On December 18, 1863, just north of Elizabeth City in rural
northeastern North Carolina, a large group of white Union
officers and black enlisted troops under the command of Brigadier
General Edward Augustus Wild executed a local citizen for
his involvement in an irregular resistance to Union army incursions
along the coast. Daniel Bright, by conflicting accounts either
a Confederate soldier home on leave or a deserter and guerrilla
fighter guilty of plundering farms and harassing local Unionists,
was hanged inside an unfinished postal building. The initial
fall was not mortal, and according to one Union soldier’s
account, Bright suffered a slow death by “strangulation,
his heart not ceasing to beat for twenty minutes.”
Until now, Civil War scholars considered Bright and the Union
incursion that culminated in his gruesome death as only a
historical footnote. In Executing Daniel Bright,
Barton A. Myers uses these events as a window into the wider
experience of local guerrilla conflict in North Carolina’s
Great Dismal Swamp region and as a representation of a larger
pattern of retaliatory executions and murders meant to coerce
appropriate political loyalty and military conduct on the
Confederate homefront. Race, political loyalties, power, and
guerrilla violence all shaped the life of Daniel Bright and
the home he died defending, and Myers shows how the interplay
of these four dynamics created a world where irregular military
activity could thrive.
Myers opens with an analysis of antebellum slavery, race
relations, slavery debates, and the role of the environment
in shaping the antebellum economy of northeastern North Carolina.
He then details the emergence of a rift between Unionist and
Confederate factions in the area in 1861, the events in 1862
that led to the formation of local guerrilla bands, and General
Wild’s 1863 military operation in Pasquotank, Camden,
and Currituck counties. He explores the local, state, regional,
and Confederate Congress’s responses to the events of
the Wild raid and specifically to Daniel Bright’s hanging,
revealing the role of racism in shaping those responses. Finally,
Myers outlines the outcome of efforts to negotiate neutrality
and the state of local loyalties by mid-1864.
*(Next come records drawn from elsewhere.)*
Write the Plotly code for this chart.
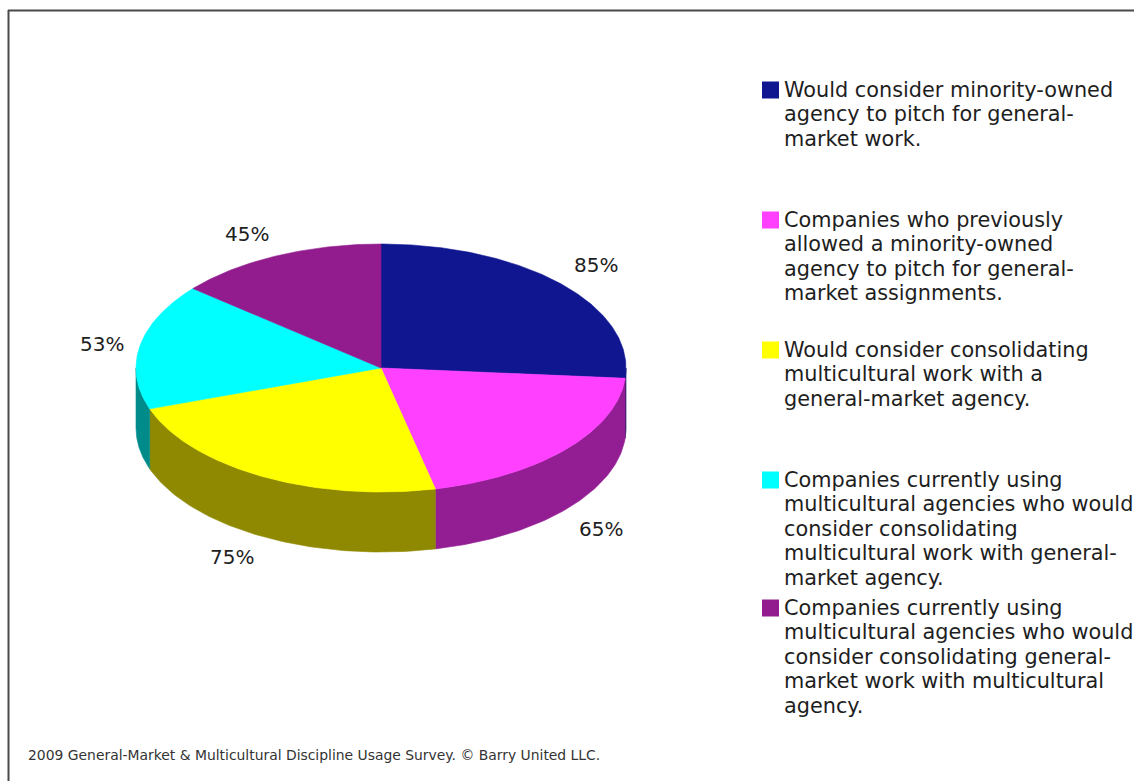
import numpy as np
import plotly.graph_objects as go

# ---- data -------------------------------------------------------------
categories = [
    "Would consider minority-owned agency to pitch for general-market work.",
    "Companies who previously allowed a minority-owned agency to pitch for general-market assignments.",
    "Would consider consolidating multicultural work with a general-market agency.",
    "Companies currently using multicultural agencies who would consider consolidating multicultural work with general-market agency.",
    "Companies currently using multicultural agencies who would consider consolidating general-market work with multicultural agency.",
]
values = [85, 65, 75, 53, 45]

# legend text, wrapped the way it is set on the page
legend_lines = [
    ["Would consider minority-owned", "agency to pitch for general-", "market work."],
    ["Companies who previously", "allowed a minority-owned",
     "agency to pitch for general-", "market assignments."],
    ["Would consider consolidating", "multicultural work with a",
     "general-market agency."],
    ["Companies currently using", "multicultural agencies who would",
     "consider consolidating", "multicultural work with general-",
     "market agency."],
    ["Companies currently using", "multicultural agencies who would",
     "consider consolidating general-", "market work with multicultural",
     "agency."],
]
footer_text = "2009 General-Market & Multicultural Discipline Usage Survey. \u00a9 Barry United LLC."

# ---- styling ----------------------------------------------------------
top_colors = ["#0F1690", "#FF40FF", "#FFFF00", "#00FFFF", "#921C8E"]
side_colors = ["#0A0E5A", "#931E93", "#8E8900", "#008B8B", "#5E125C"]
TEXT = "#1E1E1E"
FONT = "DejaVu Sans, Verdana, sans-serif"

W, H = 1134, 781
CX, CY = 381.0, 368.0      # centre of the top face
RX, RY = 245.0, 124.0      # radii of the top ellipse
DEPTH = 60.0               # thickness of the disc
LRX, LRY = 259.0, 132.0    # ellipse on which slice labels are anchored


def ell(theta_deg, dy=0.0, rx=RX, ry=RY):
    t = np.radians(theta_deg)
    return CX + rx * np.sin(t), CY - ry * np.cos(t) + dy


fig = go.Figure()

total = float(sum(values))
bounds = np.concatenate([[0.0], np.cumsum(values) / total * 360.0])

# side walls (only the front half, 90..270 deg clockwise from 12 o'clock, shows)
for i in range(len(values)):
    a0, a1 = max(bounds[i], 90.0), min(bounds[i + 1], 270.0)
    if a1 <= a0:
        continue
    th = np.linspace(a0, a1, 80)
    xt, yt = ell(th)
    xb, yb = ell(th[::-1], DEPTH)
    fig.add_trace(go.Scatter(
        x=np.concatenate([xt, xb, xt[:1]]), y=np.concatenate([yt, yb, yt[:1]]),
        mode="lines", fill="toself", fillcolor=side_colors[i],
        line=dict(width=0.6, color=side_colors[i]),
        hoverinfo="skip", showlegend=False))

# top face slices
for i in range(len(values)):
    th = np.linspace(bounds[i], bounds[i + 1], 160)
    xs, ys = ell(th)
    fig.add_trace(go.Scatter(
        x=np.concatenate([[CX], xs, [CX]]), y=np.concatenate([[CY], ys, [CY]]),
        mode="lines", fill="toself", fillcolor=top_colors[i],
        line=dict(width=0.6, color=top_colors[i]),
        name=categories[i], hoverinfo="skip", showlegend=False))

annotations = []

# value labels outside each slice
for i, v in enumerate(values):
    mid = (bounds[i] + bounds[i + 1]) / 2.0
    s, c = np.sin(np.radians(mid)), np.cos(np.radians(mid))
    lx, ly = ell(mid, DEPTH if c < 0 else 0.0, LRX, LRY)
    xa = "left" if s >= 0 else "right"
    if abs(c) < 0.3:
        ya = "middle"
    else:
        ya = "bottom" if c > 0 else "top"
    annotations.append(dict(
        x=lx, y=ly, xref="x", yref="y", text=f"{v}%", showarrow=False,
        xanchor=xa, yanchor=ya, font=dict(family=FONT, size=20, color=TEXT)))

# legend: swatches and wrapped text
legend_first_line = [90, 220, 350, 480, 608]
LINE_STEP = 24.4
shapes = []
for i, lines in enumerate(legend_lines):
    y0 = legend_first_line[i]
    shapes.append(dict(type="rect", xref="x", yref="y",
                       x0=762, x1=779, y0=y0 - 8.5, y1=y0 + 8.5,
                       fillcolor=top_colors[i], line=dict(width=0)))
    for k, txt in enumerate(lines):
        annotations.append(dict(
            x=782, y=y0 + k * LINE_STEP, xref="x", yref="y", text=txt,
            showarrow=False, xanchor="left", yanchor="middle",
            font=dict(family=FONT, size=20.8, color=TEXT)))

# footer credit
annotations.append(dict(
    x=26, y=755, xref="x", yref="y", text=footer_text, showarrow=False,
    xanchor="left", yanchor="middle",
    font=dict(family="DejaVu Sans, sans-serif", size=13.9, color="#333333")))

# frame lines (left and top)
shapes.append(dict(type="line", xref="x", yref="y", x0=8.5, x1=8.5, y0=10, y1=H,
                   line=dict(color="#4A4A4A", width=2)))
shapes.append(dict(type="line", xref="x", yref="y", x0=8, x1=W, y0=10.5, y1=10.5,
                   line=dict(color="#4A4A4A", width=2)))

fig.update_layout(
    width=W, height=H, autosize=False,
    margin=dict(l=0, r=0, t=0, b=0),
    paper_bgcolor="white", plot_bgcolor="white",
    xaxis=dict(range=[0, W], visible=False, fixedrange=True),
    yaxis=dict(range=[H, 0], visible=False, fixedrange=True),
    annotations=annotations, shapes=shapes,
)

fig.write_html("out.html", config={"displayModeBar": False})
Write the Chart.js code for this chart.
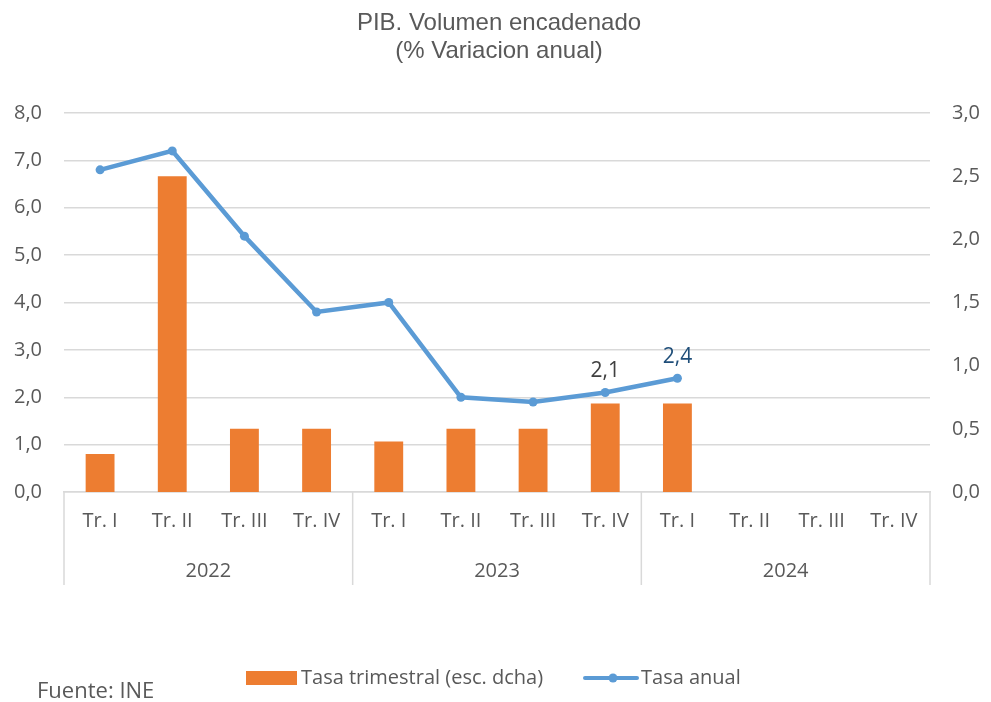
<!DOCTYPE html>
<html lang="es">
<head>
<meta charset="UTF-8">
<title>PIB. Volumen encadenado</title>
<script src="https://cdn.jsdelivr.net/npm/chart.js@4.4.1/dist/chart.umd.min.js"></script>
<style>
    html, body { margin: 0; padding: 0; background: #fff; }
</style>
</head>
<body>
<canvas id="pibChart" width="991" height="702"></canvas>
<script>
// Datos
const quarters = ['Tr. I', 'Tr. II', 'Tr. III', 'Tr. IV', 'Tr. I', 'Tr. II', 'Tr. III', 'Tr. IV', 'Tr. I', 'Tr. II', 'Tr. III', 'Tr. IV'];
const years = ['2022', '2023', '2024'];
const tasaTrimestral = [0.3, 2.5, 0.5, 0.5, 0.4, 0.5, 0.5, 0.7, 0.7, null, null, null];
const tasaAnual = [6.8, 7.2, 5.4, 3.8, 4.0, 2.0, 1.9, 2.1, 2.4, null, null, null];
const labelledPoints = [7, 8];
const labelColors = ['#404040', '#1f4e79'];

const FONT = '"Open Sans", Lato, sans-serif';
const GREY = '#595959';
const fmt = v => Number(v).toFixed(1).replace('.', ',');

// titulo, anios, separadores, etiquetas, leyenda y fuente
const extras = {
    id: 'extras',
    afterDraw(chart) {
        const ctx = chart.ctx;
        const x = chart.scales.x;
        const area = chart.chartArea;
        ctx.save();

        // titulo
        ctx.fillStyle = GREY;
        ctx.textAlign = 'center';
        ctx.textBaseline = 'middle';
        ctx.font = '24px "Liberation Sans", Arial, sans-serif';
        ctx.fillText('PIB. Volumen encadenado', 499, 23);
        ctx.fillText('(% Variacion anual)', 499, 51);

        // separadores de anios y etiquetas de anio
        const step = (x.right - x.left) / quarters.length;
        ctx.strokeStyle = '#d9d9d9';
        ctx.lineWidth = 1.5;
        for (let g = 0; g <= years.length; g++) {
            const px = x.left + g * 4 * step;
            ctx.beginPath();
            ctx.moveTo(px, area.bottom);
            ctx.lineTo(px, 585);
            ctx.stroke();
        }
        ctx.font = '20px ' + FONT;
        ctx.fillStyle = GREY;
        years.forEach((y, g) => {
            const px = x.left + (g * 4 + 2) * step;
            ctx.fillText(y, px, 571);
        });

        // etiquetas de datos
        const meta = chart.getDatasetMeta(0);
        ctx.font = '21px ' + FONT;
        labelledPoints.forEach((i, k) => {
            const pt = meta.data[i];
            ctx.fillStyle = labelColors[k];
            ctx.fillText(fmt(tasaAnual[i]), pt.x, pt.y - 21);
        });

        // leyenda
        ctx.textAlign = 'left';
        ctx.font = '20px ' + FONT;
        ctx.fillStyle = '#ed7d31';
        ctx.fillRect(246, 671, 51, 14);
        ctx.fillStyle = GREY;
        ctx.fillText('Tasa trimestral (esc. dcha)', 301, 678);
        ctx.strokeStyle = '#5b9bd5';
        ctx.lineWidth = 4;
        ctx.lineCap = 'round';
        ctx.beginPath();
        ctx.moveTo(585, 678);
        ctx.lineTo(637, 678);
        ctx.stroke();
        ctx.fillStyle = '#5b9bd5';
        ctx.beginPath();
        ctx.arc(613, 678, 4.5, 0, Math.PI * 2);
        ctx.fill();
        ctx.fillStyle = GREY;
        ctx.fillText('Tasa anual', 641, 678);

        // fuente
        ctx.font = '22px ' + FONT;
        ctx.fillText('Fuente: INE', 37, 692);
        ctx.restore();
    }
};

new Chart(document.getElementById('pibChart'), {
    type: 'bar',
    data: {
        labels: quarters,
        datasets: [{
            type: 'line',
            label: 'Tasa anual',
            data: tasaAnual,
            yAxisID: 'y',
            borderColor: '#5b9bd5',
            backgroundColor: '#5b9bd5',
            borderWidth: 4.5,
            pointRadius: 4.5,
            pointBorderWidth: 0,
            pointHoverRadius: 4.5,
            tension: 0,
            spanGaps: false,
            order: 1
        }, {
            type: 'bar',
            label: 'Tasa trimestral (esc. dcha)',
            data: tasaTrimestral,
            yAxisID: 'y1',
            backgroundColor: '#ed7d31',
            barPercentage: 0.4,
            categoryPercentage: 1,
            order: 2
        }]
    },
    options: {
        responsive: false,
        animation: false,
        layout: { padding: { top: 113, bottom: 100, left: 0, right: 0 } },
        plugins: {
            legend: { display: false },
            title: { display: false },
            tooltip: { enabled: false }
        },
        scales: {
            x: {
                grid: { display: false, drawTicks: false },
                border: { display: true, color: '#d9d9d9', width: 1.5 },
                ticks: { color: GREY, font: { family: FONT, size: 20 }, padding: 17, maxRotation: 0, autoSkip: false },
                afterFit(s) { s.height = 110; }
            },
            y: {
                position: 'left',
                min: 0, max: 8,
                ticks: { stepSize: 1, color: GREY, font: { family: FONT, size: 20 }, padding: 22, callback: fmt },
                grid: { color: '#d9d9d9', lineWidth: 1.5, drawTicks: false },
                border: { display: false },
                afterFit(s) { s.width = 64; }
            },
            y1: {
                position: 'right',
                min: 0, max: 3,
                ticks: { stepSize: 0.5, color: GREY, font: { family: FONT, size: 20 }, padding: 22, callback: fmt },
                grid: { display: false, drawTicks: false },
                border: { display: false },
                afterFit(s) { s.width = 61; }
            }
        }
    },
    plugins: [extras]
});
</script>
</body>
</html>
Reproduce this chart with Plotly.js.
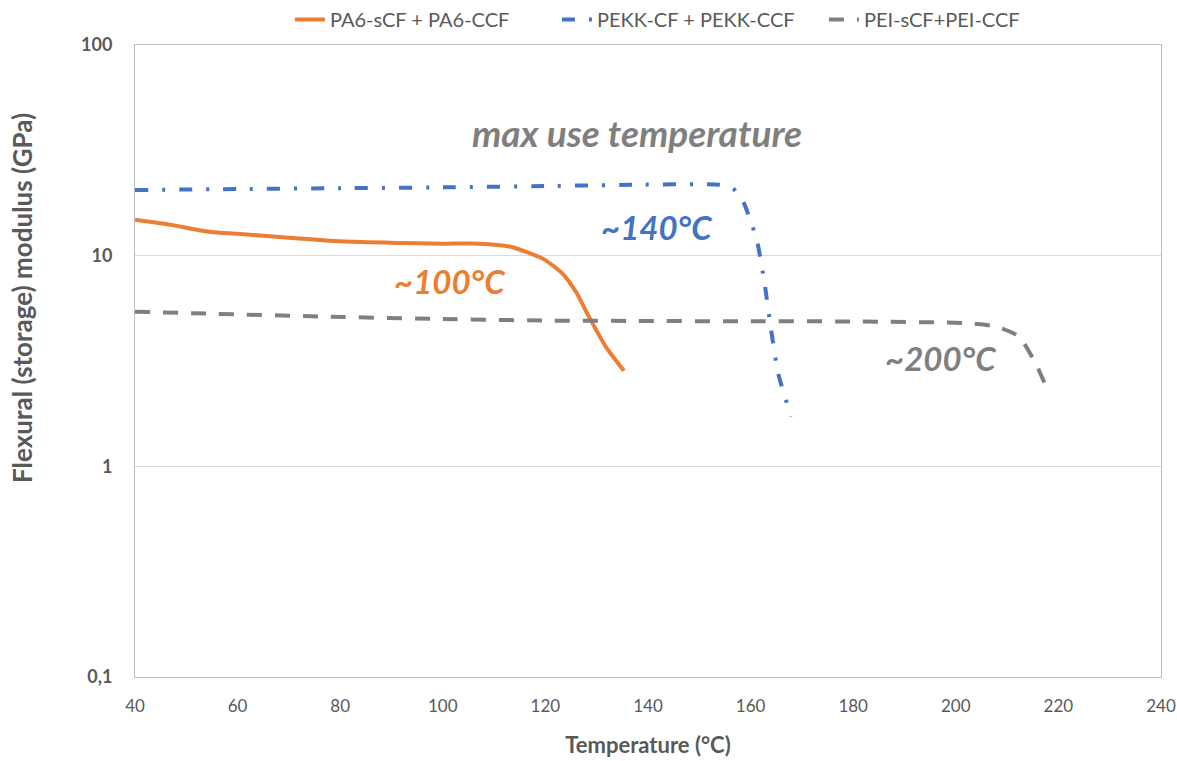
<!DOCTYPE html>
<html>
<head>
<meta charset="utf-8">
<script src="https://cdn.plot.ly/plotly-3.0.1.min.js"></script>
<style>html,body{margin:0;padding:0;background:#fff}#chart{width:1177px;height:761px}</style>
</head>
<body>
<div id="chart"></div>
<script>
// PA6-sCF + PA6-CCF
const pa6Temp = [40, 47, 54.8, 60, 71.2, 80, 90.8, 100, 107, 113.4, 116.8, 119.9, 123.2, 126, 128.5, 131.8, 135.3];
const pa6Mod  = [14.8, 14.0, 12.95, 12.7, 12.1, 11.7, 11.5, 11.4, 11.4, 11.0, 10.3, 9.55, 8.28, 6.7, 5.12, 3.69, 2.84];
// PEKK-CF + PEKK-CCF
const pekkTemp = [40, 60, 80, 100, 120, 137, 153.9, 156.5, 158.4, 160.4, 161.3, 162.8, 164.0, 165.4, 167.9];
const pekkMod  = [20.5, 20.7, 20.9, 21.1, 21.4, 21.7, 21.7, 20.9, 18.4, 13.7, 11.65, 7.18, 4.44, 2.75, 1.72];
// PEI-sCF + PEI-CCF
const peiTemp = [40, 55, 78, 100, 120, 137, 160, 180, 202.1, 207.6, 212.3, 215.5, 217.5, 218.0];
const peiMod  = [5.42, 5.3, 5.13, 5.0, 4.92, 4.9, 4.88, 4.87, 4.78, 4.62, 4.13, 3.1, 2.43, 2.31];

const seriesNames = ['PA6-sCF + PA6-CCF', 'PEKK-CF + PEKK-CCF', 'PEI-sCF+PEI-CCF'];
const yTickVals = [0.1, 1, 10, 100];
const yTickText = ['0,1', '1', '10', '100'];
const xTitle = 'Temperature (°C)';
const yTitle = 'Flexural (storage) modulus (GPa)';
const annoTexts = ['max use temperature', '~100°C', '~140°C', '~200°C'];

const FONT = 'Lato, "Open Sans", sans-serif';
const traces = [
  {x: pa6Temp, y: pa6Mod, name: seriesNames[0], mode: 'lines',
   line: {color: '#ED7D31', width: 4, shape: 'spline', smoothing: 0.6}},
  {x: pekkTemp, y: pekkMod, name: seriesNames[1], mode: 'lines',
   line: {color: '#4472C4', width: 4, dash: '13px,14px,3px,14px', shape: 'spline', smoothing: 0.6}},
  {x: peiTemp, y: peiMod, name: seriesNames[2], mode: 'lines',
   line: {color: '#7F7F7F', width: 4, dash: '15px,13px', shape: 'spline', smoothing: 0.6}}
];

function anno(text, x, y, size, color) {
  return {text: text, xref: 'paper', yref: 'paper', x: x, y: y,
    xanchor: 'center', yanchor: 'middle', showarrow: false,
    font: {size: size, color: color, weight: 'bold', style: 'italic'}};
}

const layout = {
  width: 1177, height: 761,
  margin: {l: 135, r: 16, t: 45, b: 84, autoexpand: false},
  paper_bgcolor: '#fff', plot_bgcolor: '#fff',
  font: {family: FONT, color: '#595959', size: 17},
  showlegend: true,
  legend: {orientation: 'h', x: 0.151, xanchor: 'left', xref: 'paper',
           y: 1.0, yanchor: 'top', yref: 'container',
           entrywidth: 222, entrywidthmode: 'pixels',
           font: {size: 20, color: '#595959'}, bgcolor: 'rgba(0,0,0,0)'},
  xaxis: {range: [40, 240], dtick: 20, tick0: 40, showgrid: false, zeroline: false,
          showline: true, linecolor: '#bfbfbf', linewidth: 1, mirror: true,
          ticks: '', ticklabelstandoff: 14,
          tickfont: {size: 17, color: '#595959'},
          title: {text: xTitle, font: {size: 22, color: '#595959', weight: 'bold'}, standoff: 22}},
  yaxis: {type: 'log', range: [-1, 2], tickvals: yTickVals, ticktext: yTickText,
          showgrid: true, gridcolor: '#d9d9d9', gridwidth: 1, zeroline: false,
          showline: true, linecolor: '#bfbfbf', linewidth: 1, mirror: true,
          ticks: '', ticklabelstandoff: 18,
          tickfont: {size: 18, color: '#595959', weight: 'bold'}},
  annotations: [
    {text: yTitle, xref: 'paper', yref: 'paper', x: -0.110, y: 0.600, textangle: -90,
     xanchor: 'center', yanchor: 'middle', showarrow: false,
     font: {size: 26, color: '#595959', weight: 'bold'}},
    anno(annoTexts[0], 0.489, 0.862, 37, '#7F7F7F'),
    anno(annoTexts[1], 0.307, 0.627, 33, '#ED7D31'),
    anno(annoTexts[2], 0.509, 0.712, 33, '#4472C4'),
    anno(annoTexts[3], 0.786, 0.505, 33, '#7F7F7F')
  ]
};

Plotly.newPlot('chart', traces, layout, {displayModeBar: false, staticPlot: true});
</script>
</body>
</html>
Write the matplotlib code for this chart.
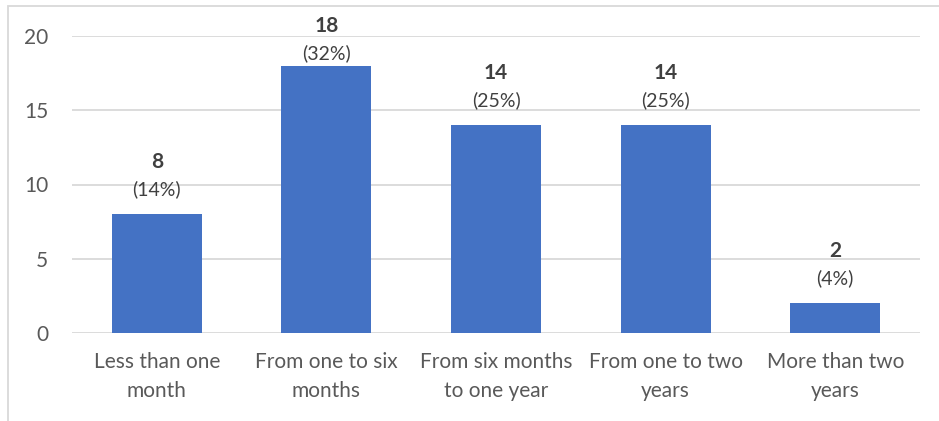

Revising North Carolina’s popular Civil War mythology,
Myers concludes that guerrilla violence such as Bright’s
execution occurred not only in the highlands or Piedmont region
of the state’s homefront; rather, local irregular wars
stretched from one corner of the state to the other. He explains
how violence reshaped this community and profoundly affected
the ways loyalties shifted and manifested themselves during
the war. Above all, Myers contends, Bright’s execution
provides a tangible illustration of the collapse of social
order on the southern homefront that ultimately led to the
downfall of the Confederacy.
Microhistory at its finest, Executing Daniel Bright
adds a thought-provoking chapter to the ever-expanding history
of how Americans have coped with guerrilla war.